YOUR INSTRUCTIONS: Gather the lines below that include the string "this", copying each in full.

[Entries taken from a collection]
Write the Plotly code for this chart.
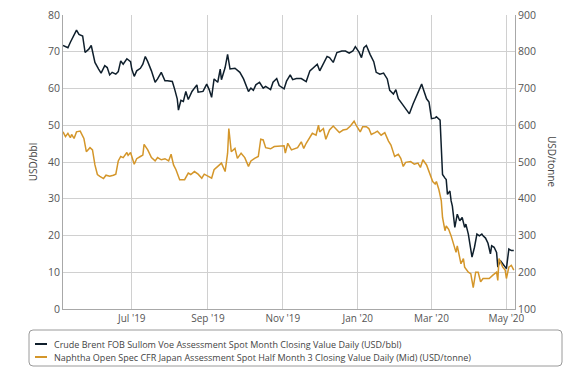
import plotly.graph_objects as go

brent_dates = [
    "2019-05-06", "2019-05-10", "2019-05-12", "2019-05-14", "2019-05-17", "2019-05-19", "2019-05-22", "2019-05-24",
    "2019-05-27", "2019-05-29", "2019-06-01", "2019-06-04", "2019-06-06", "2019-06-09", "2019-06-11", "2019-06-13",
    "2019-06-15", "2019-06-18", "2019-06-20", "2019-06-22", "2019-06-24", "2019-06-27", "2019-06-30", "2019-07-01",
    "2019-07-03", "2019-07-05", "2019-07-08", "2019-07-10", "2019-07-12", "2019-07-14", "2019-07-17", "2019-07-20",
    "2019-07-22", "2019-07-25", "2019-07-28", "2019-07-30", "2019-08-03", "2019-08-05", "2019-08-07", "2019-08-08",
    "2019-08-10", "2019-08-12", "2019-08-14", "2019-08-16", "2019-08-19", "2019-08-23", "2019-08-24", "2019-08-28",
    "2019-08-31", "2019-09-02", "2019-09-04", "2019-09-06", "2019-09-09", "2019-09-11", "2019-09-12", "2019-09-15",
    "2019-09-17", "2019-09-19", "2019-09-23", "2019-09-27", "2019-09-30", "2019-10-04", "2019-10-06", "2019-10-08",
    "2019-10-10", "2019-10-13", "2019-10-16", "2019-10-18", "2019-10-22", "2019-10-24", "2019-10-27", "2019-10-29",
    "2019-11-02", "2019-11-04", "2019-11-07", "2019-11-09", "2019-11-12", "2019-11-16", "2019-11-20", "2019-11-23",
    "2019-11-26", "2019-11-29", "2019-12-01", "2019-12-04", "2019-12-07", "2019-12-09", "2019-12-12", "2019-12-15",
    "2019-12-19", "2019-12-22", "2019-12-25", "2019-12-28", "2019-12-30", "2020-01-02", "2020-01-04", "2020-01-06",
    "2020-01-08", "2020-01-11", "2020-01-14", "2020-01-16", "2020-01-19", "2020-01-22", "2020-01-25", "2020-01-27",
    "2020-01-30", "2020-02-01", "2020-02-03", "2020-02-07", "2020-02-09", "2020-02-12", "2020-02-15", "2020-02-18",
    "2020-02-20", "2020-02-22", "2020-02-24", "2020-02-26", "2020-02-28", "2020-03-01", "2020-03-04", "2020-03-05",
    "2020-03-08", "2020-03-09", "2020-03-10", "2020-03-12", "2020-03-13", "2020-03-14", "2020-03-16", "2020-03-17",
    "2020-03-18", "2020-03-20", "2020-03-22", "2020-03-24", "2020-03-26", "2020-03-28", "2020-03-29", "2020-03-31",
    "2020-04-02", "2020-04-03", "2020-04-05", "2020-04-07", "2020-04-09", "2020-04-11", "2020-04-12", "2020-04-14",
    "2020-04-16", "2020-04-18", "2020-04-19", "2020-04-21", "2020-04-23", "2020-04-24", "2020-04-26", "2020-04-29",
    "2020-05-01", "2020-05-03", "2020-05-05", "2020-05-07",
]
brent_usd_bbl = [
    71.7, 71.1, 72.6, 73.8, 75.9, 74.7, 74.3, 69.8,
    70.7, 71.7, 67.1, 65.3, 64.2, 66.2, 65.7, 63.7,
    64.4, 63.9, 64.6, 67.5, 66.6, 68.1, 67.3, 65.3,
    63.3, 64.8, 65.5, 66.6, 68.7, 67.3, 64.8, 61.7,
    62.6, 64.4, 62.1, 62.1, 61.9, 59.7, 57.2, 54.1,
    56.8, 56.5, 59.2, 57.0, 59.2, 61.0, 59.0, 59.2,
    61.2, 59.7, 57.6, 62.6, 61.7, 65.3, 62.4, 65.7,
    69.3, 65.3, 65.5, 64.4, 62.6, 59.2, 60.1, 59.5,
    61.0, 61.7, 60.1, 60.6, 59.7, 61.7, 62.7, 60.8,
    59.9, 62.0, 63.7, 62.4, 62.7, 62.7, 61.9, 64.8,
    65.7, 66.6, 64.8, 66.6, 68.7, 68.4, 67.1, 69.8,
    70.2, 70.2, 69.6, 70.2, 71.4, 69.9, 68.4, 71.1,
    71.7, 69.3, 67.3, 64.4, 63.9, 64.2, 62.6, 59.5,
    58.5, 59.7, 57.2, 55.4, 54.5, 53.1, 55.8, 58.1,
    59.2, 61.2, 59.2, 57.2, 56.3, 51.8, 52.0, 52.3,
    51.4, 44.6, 36.6, 35.6, 35.2, 31.2, 32.1, 29.4,
    28.0, 22.2, 25.8, 24.0, 24.9, 22.2, 23.1, 20.4,
    16.3, 14.1, 16.8, 20.4, 19.9, 20.4, 19.9, 19.3,
    17.9, 15.0, 17.2, 16.8, 15.4, 11.4, 13.2, 11.9,
    11.0, 16.3, 15.9, 15.9,
]

naphtha_dates = [
    "2019-05-06", "2019-05-08", "2019-05-10", "2019-05-12", "2019-05-13", "2019-05-15", "2019-05-17", "2019-05-20",
    "2019-05-23", "2019-05-25", "2019-05-28", "2019-05-30", "2019-06-01", "2019-06-03", "2019-06-05", "2019-06-08",
    "2019-06-10", "2019-06-13", "2019-06-16", "2019-06-18", "2019-06-20", "2019-06-22", "2019-06-24", "2019-06-27",
    "2019-06-28", "2019-06-30", "2019-07-03", "2019-07-05", "2019-07-08", "2019-07-10", "2019-07-11", "2019-07-14",
    "2019-07-17", "2019-07-20", "2019-07-22", "2019-07-25", "2019-07-28", "2019-07-31", "2019-08-02", "2019-08-04",
    "2019-08-06", "2019-08-09", "2019-08-13", "2019-08-16", "2019-08-18", "2019-08-21", "2019-08-24", "2019-08-27",
    "2019-08-29", "2019-09-01", "2019-09-04", "2019-09-06", "2019-09-09", "2019-09-12", "2019-09-15", "2019-09-17",
    "2019-09-18", "2019-09-20", "2019-09-23", "2019-09-25", "2019-09-28", "2019-10-01", "2019-10-04", "2019-10-06",
    "2019-10-09", "2019-10-12", "2019-10-14", "2019-10-16", "2019-10-18", "2019-10-22", "2019-10-25", "2019-10-29",
    "2019-11-02", "2019-11-03", "2019-11-05", "2019-11-08", "2019-11-11", "2019-11-13", "2019-11-16", "2019-11-18",
    "2019-11-20", "2019-11-23", "2019-11-25", "2019-11-28", "2019-11-30", "2019-12-01", "2019-12-04", "2019-12-06",
    "2019-12-09", "2019-12-12", "2019-12-14", "2019-12-17", "2019-12-20", "2019-12-23", "2019-12-26", "2019-12-29",
    "2019-12-31", "2020-01-03", "2020-01-05", "2020-01-08", "2020-01-10", "2020-01-12", "2020-01-15", "2020-01-17",
    "2020-01-20", "2020-01-23", "2020-01-26", "2020-01-28", "2020-01-31", "2020-02-03", "2020-02-05", "2020-02-07",
    "2020-02-09", "2020-02-12", "2020-02-13", "2020-02-16", "2020-02-19", "2020-02-21", "2020-02-23", "2020-02-26",
    "2020-02-28", "2020-03-02", "2020-03-04", "2020-03-05", "2020-03-07", "2020-03-09", "2020-03-10", "2020-03-12",
    "2020-03-13", "2020-03-15", "2020-03-17", "2020-03-18", "2020-03-20", "2020-03-21", "2020-03-22", "2020-03-24",
    "2020-03-25", "2020-03-27", "2020-03-28", "2020-03-31", "2020-04-02", "2020-04-04", "2020-04-06", "2020-04-08",
    "2020-04-10", "2020-04-12", "2020-04-15", "2020-04-17", "2020-04-20", "2020-04-23", "2020-04-24", "2020-04-25",
    "2020-04-28", "2020-04-30", "2020-05-01", "2020-05-03", "2020-05-05", "2020-05-07",
]
naphtha_usd_tonne = [
    582, 569, 578, 566, 575, 564, 582, 584,
    564, 528, 539, 533, 492, 466, 461, 455,
    464, 461, 464, 467, 503, 515, 512, 526,
    518, 526, 494, 509, 515, 519, 548, 533,
    512, 503, 512, 506, 509, 503, 521, 492,
    479, 452, 452, 470, 466, 474, 467, 456,
    467, 461, 456, 479, 488, 497, 474, 524,
    591, 528, 537, 510, 524, 512, 488, 503,
    510, 515, 562, 560, 539, 536, 542, 542,
    544, 524, 551, 533, 537, 539, 555, 537,
    551, 569, 578, 573, 600, 582, 591, 562,
    587, 598, 591, 580, 587, 589, 598, 611,
    598, 582, 596, 596, 591, 575, 580, 584,
    573, 580, 557, 546, 515, 521, 510, 488,
    499, 499, 501, 494, 497, 485, 506, 492,
    474, 447, 440, 447, 425, 394, 349, 313,
    326, 317, 299, 286, 263, 254, 272, 241,
    223, 237, 214, 200, 196, 158, 200, 200,
    174, 183, 183, 183, 192, 200, 178, 237,
    214, 206, 183, 214, 219, 206,
]

x_tick_dates = ["2019-07-01", "2019-09-01", "2019-11-01", "2020-01-01", "2020-03-01", "2020-05-01"]
x_tick_labels = ["Jul '19", "Sep '19", "Nov '19", "Jan '20", "Mar '20", "May '20"]

brent_name = "Crude Brent FOB Sullom Voe Assessment Spot Month Closing Value Daily (USD/bbl)"
naphtha_name = "Naphtha Open Spec CFR Japan Assessment Spot Half Month 3 Closing Value Daily (Mid) (USD/tonne)"
series_names = [brent_name, naphtha_name]
series_colors = ["#0f1f2c", "#d4962a"]

FONT = "Open Sans, DejaVu Sans, sans-serif"
GRID = "#d0d0d0"
TICKC = "#555555"

# page body has an 8px margin: the figure is drawn 8px right/down in the window
OFF = 8
W, H = 576 - OFF, 376 - OFF
# plot area in window pixels
PL, PR, PT, PB = 63, 515, 15, 309
def px(xp):
    return (xp - PL) / (PR - PL)
def py(yp):
    return (PB - yp) / (PB - PT)

fig = go.Figure()
fig.add_trace(go.Scatter(x=brent_dates, y=brent_usd_bbl, name=brent_name, mode="lines",
                         line=dict(color=series_colors[0], width=1.5), yaxis="y"))
fig.add_trace(go.Scatter(x=naphtha_dates, y=naphtha_usd_tonne, name=naphtha_name, mode="lines",
                         line=dict(color=series_colors[1], width=1.5), yaxis="y2"))

# legend (drawn manually to match the reference box)
bx0, bx1, by0, by1, r = 29, 562, 330, 366, 4
rx, ry = r / (PR - PL), r / (PB - PT)
X0, X1, Y0, Y1 = px(bx0), px(bx1), py(by0), py(by1)
box_path = (f"M {X0+rx},{Y0} L {X1-rx},{Y0} Q {X1},{Y0} {X1},{Y0-ry} "
            f"L {X1},{Y1+ry} Q {X1},{Y1} {X1-rx},{Y1} L {X0+rx},{Y1} "
            f"Q {X0},{Y1} {X0},{Y1+ry} L {X0},{Y0-ry} Q {X0},{Y0} {X0+rx},{Y0} Z")
shapes = [dict(type="path", path=box_path, xref="paper", yref="paper",
               line=dict(color="#9a9a9a", width=1), fillcolor="rgba(0,0,0,0)")]
annotations = []
for i, (nm, col) in enumerate(zip(series_names, series_colors)):
    ly = 344 + 13 * i
    shapes.append(dict(type="line", xref="paper", yref="paper", x0=px(35), x1=px(47),
                       y0=py(ly), y1=py(ly), line=dict(color=col, width=2)))
    annotations.append(dict(text=nm, xref="paper", yref="paper", x=px(52), y=py(ly),
                            xanchor="left", yanchor="middle", showarrow=False,
                            font=dict(family=FONT, size=9, color="#444444")))

annotations.append(dict(text="USD/tonne", xref="paper", yref="paper", x=px(552), y=0.5,
                        textangle=90, showarrow=False, font=dict(size=10, color="#444444"),
                        xanchor="center", yanchor="middle"))

fig.update_layout(
    width=W, height=H,
    margin=dict(l=PL - OFF, r=W - (PR - OFF), t=PT - OFF, b=H - (PB - OFF), autoexpand=False),
    paper_bgcolor="white", plot_bgcolor="white",
    font=dict(family=FONT, size=10, color=TICKC),
    showlegend=False,
    xaxis=dict(type="date", range=["2019-05-06", "2020-05-08"],
               tickvals=x_tick_dates, ticktext=x_tick_labels,
               showgrid=True, gridcolor=GRID, gridwidth=1,
               showline=True, linecolor="#a8a8a8", linewidth=1,
               ticks="", tickfont=dict(size=10, color=TICKC), zeroline=False,
               ticklabeloverflow="allow"),
    yaxis=dict(range=[0, 80], dtick=10, showgrid=True, gridcolor=GRID, gridwidth=1,
               showline=True, linecolor="#a8a8a8", linewidth=1, ticks="",
               tickfont=dict(size=10.5, color=TICKC), zeroline=False,
               ticklabeloverflow="allow",
               title=dict(text="USD/bbl", font=dict(size=10, color="#444444"), standoff=8)),
    yaxis2=dict(range=[100, 900], dtick=100, overlaying="y", side="right",
                showgrid=False, showline=True, linecolor="#a8a8a8", linewidth=1, ticks="",
                tickfont=dict(size=10.5, color=TICKC), zeroline=False,
                ticklabeloverflow="allow"),
    annotations=annotations,
    shapes=shapes,
)

fig.write_html("out.html")
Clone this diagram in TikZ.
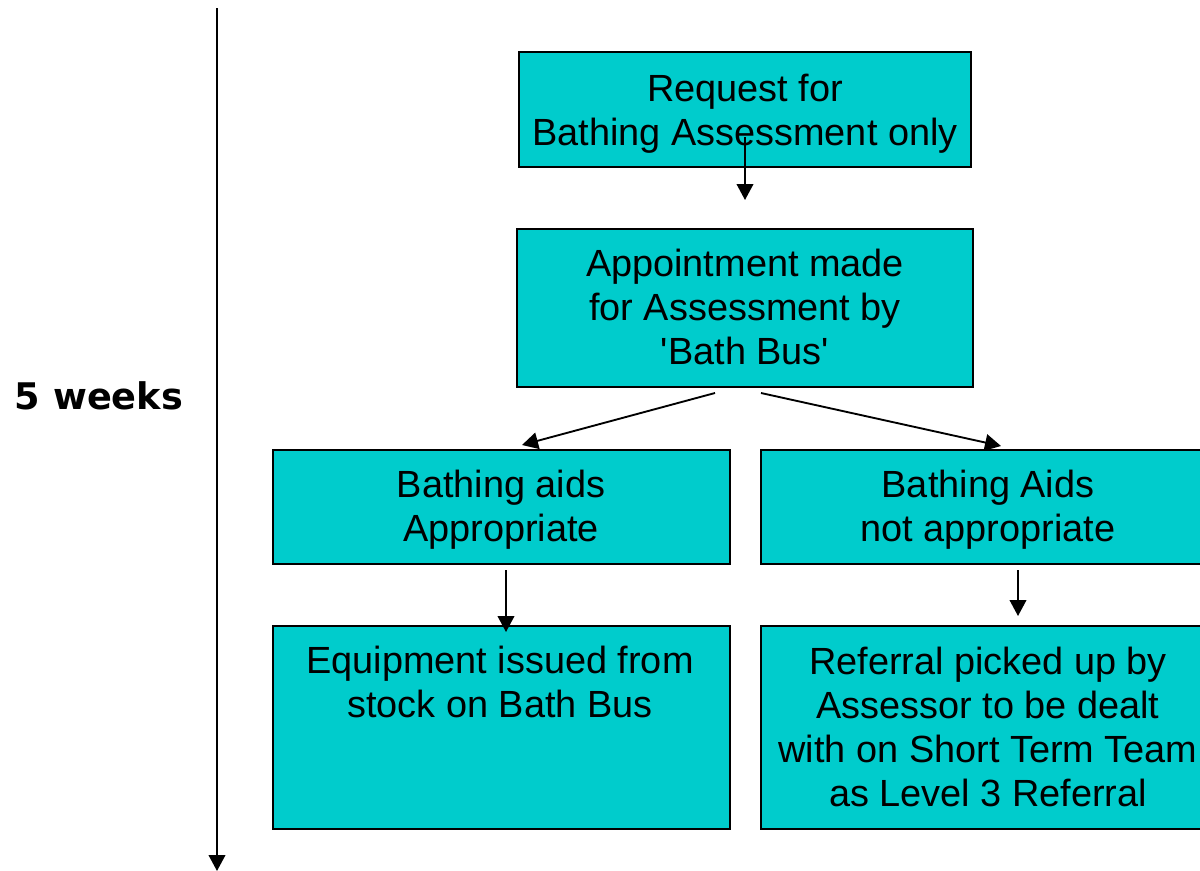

CORRECT RESULT:
Write the Plotly code for this chart.
Clone this diagram in TikZ.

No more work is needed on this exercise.